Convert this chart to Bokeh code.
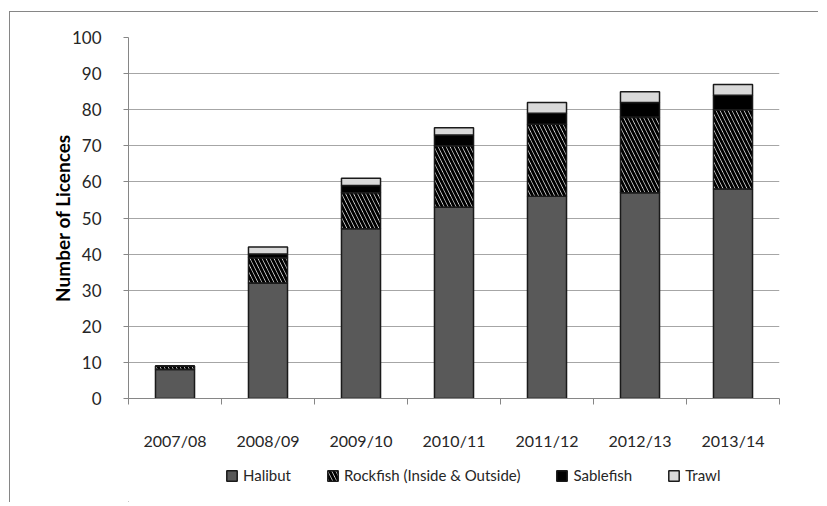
from bokeh.plotting import figure
from bokeh.layouts import column
from bokeh.models import FixedTicker, Legend, LegendItem, Range1d
from bokeh.embed import file_html
from bokeh.resources import INLINE

years = ["2007/08", "2008/09", "2009/10", "2010/11", "2011/12", "2012/13", "2013/14"]
halibut = [8, 32, 47, 53, 56, 57, 58]
rockfish = [1, 7, 10, 17, 20, 21, 22]
sablefish = [0, 1, 2, 3, 3, 4, 4]
trawl = [0, 2, 2, 2, 3, 3, 3]
series_labels = ["Halibut", "Rockfish (Inside & Outside)", "Sablefish", "Trawl"]
y_ticks = list(range(0, 101, 10))

FONT = "Lato"
FILLS = ["#595959", "white", "black", "#d9d9d9"]
HATCH = [None, "\\", None, None]
x = [i + 0.5 for i in range(len(years))]

p = figure(frame_width=650, frame_height=360, output_backend="svg", toolbar_location=None,
           x_range=Range1d(0, len(years)), y_range=Range1d(0, 100),
           min_border_left=118, min_border_top=25, min_border_right=40, min_border_bottom=60)
p.styles = {"border-left": "1px solid #868686", "border-top": "1px solid #868686",
            "margin-left": "9px", "margin-top": "11px"}
p.outline_line_color = None
p.background_fill_color = "white"
p.border_fill_color = "white"

data = dict(x=x, halibut=halibut, rockfish=rockfish, sablefish=sablefish, trawl=trawl)
stack = ["halibut", "rockfish", "sablefish", "trawl"]
r = p.vbar_stack(stack, x="x", width=0.42, source=data,
                 color=FILLS, line_color="#1a1a1a", line_width=1.5)
r[1].glyph.hatch_pattern = "\\"
r[1].glyph.hatch_color = "black"
r[1].glyph.hatch_scale = 8
r[1].glyph.hatch_weight = 3

# x axis: labels at category centres, tick marks at category boundaries
p.xaxis.ticker = FixedTicker(ticks=x, minor_ticks=list(range(len(years) + 1)))
p.xaxis.major_label_overrides = {xx: yr for xx, yr in zip(x, years)}
p.xaxis.major_tick_line_color = None
p.xaxis.minor_tick_line_color = "#868686"
p.xaxis.minor_tick_in = 0
p.xaxis.minor_tick_out = 6
p.xaxis.axis_line_color = "#868686"
p.xaxis.major_label_standoff = 26
p.xaxis.major_label_text_font = FONT
p.xaxis.major_label_text_font_size = "16px"
p.xaxis.major_label_text_color = "#262626"

# y axis
p.yaxis.ticker = FixedTicker(ticks=y_ticks)
p.yaxis.minor_tick_line_color = None
p.yaxis.major_tick_in = 0
p.yaxis.major_tick_out = 5
p.yaxis.major_tick_line_color = "#868686"
p.yaxis.axis_line_color = "#868686"
p.yaxis.major_label_text_font = FONT
p.yaxis.major_label_text_font_size = "17px"
p.yaxis.major_label_text_color = "#262626"
p.yaxis.major_label_standoff = 22
p.yaxis.axis_label = "Number of Licences"
p.yaxis.axis_label_text_font = FONT
p.yaxis.axis_label_text_font_size = "19px"
p.yaxis.axis_label_text_font_style = "bold"
p.yaxis.axis_label_text_color = "black"
p.yaxis.axis_label_standoff = -5

p.xgrid.grid_line_color = None
p.ygrid.grid_line_color = "#a6a6a6"
p.ygrid.grid_line_width = 1

# legend strip below the chart
q = figure(width=808, height=45, output_backend="svg", toolbar_location=None,
           x_range=Range1d(0, 1), y_range=Range1d(0, 1),
           min_border_left=0, min_border_right=0, min_border_top=0, min_border_bottom=0)
q.styles = {"border-left": "1px solid #868686", "margin-left": "9px"}
q.axis.visible = False
q.grid.grid_line_color = None
q.outline_line_color = None
q.background_fill_color = "white"
q.border_fill_color = "white"

items = []
for lab, fc, hp in zip(series_labels, FILLS, HATCH):
    kw = dict(hatch_pattern=hp, hatch_color="black", hatch_scale=8, hatch_weight=3) if hp else {}
    # legend swatch renderer, kept outside the visible range of the strip
    rr = q.vbar(x=[-5], top=[0], width=0.1, fill_color=fc, line_color="#1a1a1a",
                line_width=1.5, **kw)
    items.append(LegendItem(label=lab, renderers=[rr]))

legend = Legend(items=items, orientation="horizontal", location=(97, 18),
                label_text_font=FONT, label_text_font_size="15px", label_text_color="#262626",
                glyph_width=13, glyph_height=13, label_standoff=5, spacing=35,
                border_line_color=None, background_fill_alpha=0, padding=4, margin=0)
q.add_layout(legend, "center")

layout = column(p, q, spacing=0)
open("out.html", "w").write(file_html(layout, INLINE))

The task: Copy out every line of the material above exactly, skipping the pictures.

Problem solution:
Convert this chart to Bokeh code.
from bokeh.plotting import figure
from bokeh.layouts import column
from bokeh.models import FixedTicker, Legend, LegendItem, Range1d
from bokeh.embed import file_html
from bokeh.resources import INLINE

years = ["2007/08", "2008/09", "2009/10", "2010/11", "2011/12", "2012/13", "2013/14"]
halibut = [8, 32, 47, 53, 56, 57, 58]
rockfish = [1, 7, 10, 17, 20, 21, 22]
sablefish = [0, 1, 2, 3, 3, 4, 4]
trawl = [0, 2, 2, 2, 3, 3, 3]
series_labels = ["Halibut", "Rockfish (Inside & Outside)", "Sablefish", "Trawl"]
y_ticks = list(range(0, 101, 10))

FONT = "Lato"
FILLS = ["#595959", "white", "black", "#d9d9d9"]
HATCH = [None, "\\", None, None]
x = [i + 0.5 for i in range(len(years))]

p = figure(frame_width=650, frame_height=360, output_backend="svg", toolbar_location=None,
           x_range=Range1d(0, len(years)), y_range=Range1d(0, 100),
           min_border_left=118, min_border_top=25, min_border_right=40, min_border_bottom=60)
p.styles = {"border-left": "1px solid #868686", "border-top": "1px solid #868686",
            "margin-left": "9px", "margin-top": "11px"}
p.outline_line_color = None
p.background_fill_color = "white"
p.border_fill_color = "white"

data = dict(x=x, halibut=halibut, rockfish=rockfish, sablefish=sablefish, trawl=trawl)
stack = ["halibut", "rockfish", "sablefish", "trawl"]
r = p.vbar_stack(stack, x="x", width=0.42, source=data,
                 color=FILLS, line_color="#1a1a1a", line_width=1.5)
r[1].glyph.hatch_pattern = "\\"
r[1].glyph.hatch_color = "black"
r[1].glyph.hatch_scale = 8
r[1].glyph.hatch_weight = 3

# x axis: labels at category centres, tick marks at category boundaries
p.xaxis.ticker = FixedTicker(ticks=x, minor_ticks=list(range(len(years) + 1)))
p.xaxis.major_label_overrides = {xx: yr for xx, yr in zip(x, years)}
p.xaxis.major_tick_line_color = None
p.xaxis.minor_tick_line_color = "#868686"
p.xaxis.minor_tick_in = 0
p.xaxis.minor_tick_out = 6
p.xaxis.axis_line_color = "#868686"
p.xaxis.major_label_standoff = 26
p.xaxis.major_label_text_font = FONT
p.xaxis.major_label_text_font_size = "16px"
p.xaxis.major_label_text_color = "#262626"

# y axis
p.yaxis.ticker = FixedTicker(ticks=y_ticks)
p.yaxis.minor_tick_line_color = None
p.yaxis.major_tick_in = 0
p.yaxis.major_tick_out = 5
p.yaxis.major_tick_line_color = "#868686"
p.yaxis.axis_line_color = "#868686"
p.yaxis.major_label_text_font = FONT
p.yaxis.major_label_text_font_size = "17px"
p.yaxis.major_label_text_color = "#262626"
p.yaxis.major_label_standoff = 22
p.yaxis.axis_label = "Number of Licences"
p.yaxis.axis_label_text_font = FONT
p.yaxis.axis_label_text_font_size = "19px"
p.yaxis.axis_label_text_font_style = "bold"
p.yaxis.axis_label_text_color = "black"
p.yaxis.axis_label_standoff = -5

p.xgrid.grid_line_color = None
p.ygrid.grid_line_color = "#a6a6a6"
p.ygrid.grid_line_width = 1

# legend strip below the chart
q = figure(width=808, height=45, output_backend="svg", toolbar_location=None,
           x_range=Range1d(0, 1), y_range=Range1d(0, 1),
           min_border_left=0, min_border_right=0, min_border_top=0, min_border_bottom=0)
q.styles = {"border-left": "1px solid #868686", "margin-left": "9px"}
q.axis.visible = False
q.grid.grid_line_color = None
q.outline_line_color = None
q.background_fill_color = "white"
q.border_fill_color = "white"

items = []
for lab, fc, hp in zip(series_labels, FILLS, HATCH):
    kw = dict(hatch_pattern=hp, hatch_color="black", hatch_scale=8, hatch_weight=3) if hp else {}
    # legend swatch renderer, kept outside the visible range of the strip
    rr = q.vbar(x=[-5], top=[0], width=0.1, fill_color=fc, line_color="#1a1a1a",
                line_width=1.5, **kw)
    items.append(LegendItem(label=lab, renderers=[rr]))

legend = Legend(items=items, orientation="horizontal", location=(97, 18),
                label_text_font=FONT, label_text_font_size="15px", label_text_color="#262626",
                glyph_width=13, glyph_height=13, label_standoff=5, spacing=35,
                border_line_color=None, background_fill_alpha=0, padding=4, margin=0)
q.add_layout(legend, "center")

layout = column(p, q, spacing=0)
open("out.html", "w").write(file_html(layout, INLINE))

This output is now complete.